FYI When you wanted to copy the signal: most 433MHz garage/gate remotes can’t be used with Homey, because they use so called rolling code, to prevent it from copying (by unwanted ‘guests’).
Thanks for pointing that out! I actually have a Tesla in the garage where I had HomeLink installed afterwards. With that setup, the Tesla successfully cloned my remote key — and since then the garage door reliably opens and closes automatically when I approach or leave.
Because this has been working fine for months, I don’t think my garage door uses rolling code. That’s why I’m quite sure my issue is not the remote type, but rather Homey blocking 433 MHz due to the “country: US” restriction.

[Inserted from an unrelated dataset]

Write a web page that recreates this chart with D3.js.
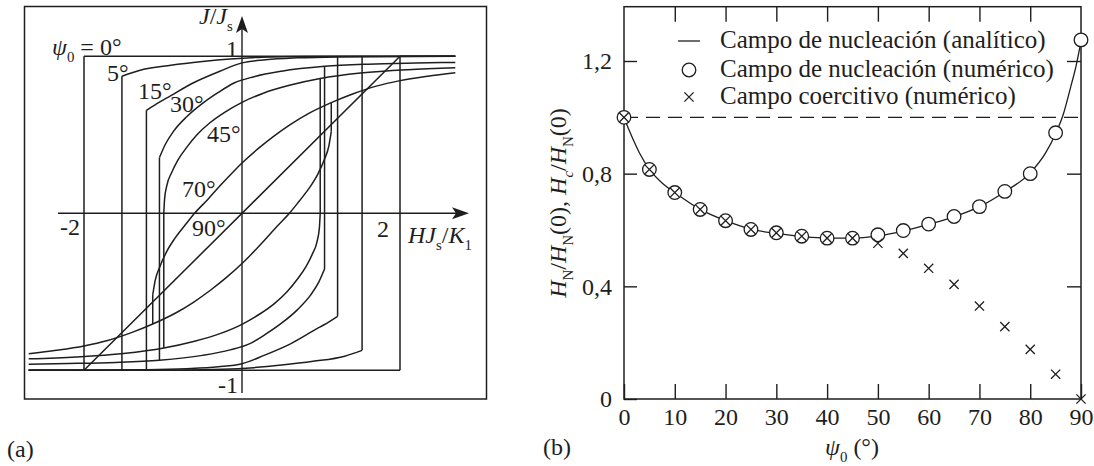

It looks during Homey activation, the IP address of the request is used to look up the country of origin. Since IP databases change all the time (and are notoriously unreliable anyway) it doesn’t surprise me that Starlink IP addresses aren’t being identified properly.
Why it’s not possible to override this by setting the proper location manually, I don’t know, only Athom will be able to say.
Can you open Homey Developer Tools , log in and check for any US reference? And not sure if Homeys sold in the US have 433 MHz blocked altogether. Might your Homey possibly be a non EU one?
No, it’s handled in software: the RF manager checks if the country is blacklisted (US, CA, KR) and if so, emits the error message. And the country seems to only be determined at activation time (so first time you power on Homey and set it up).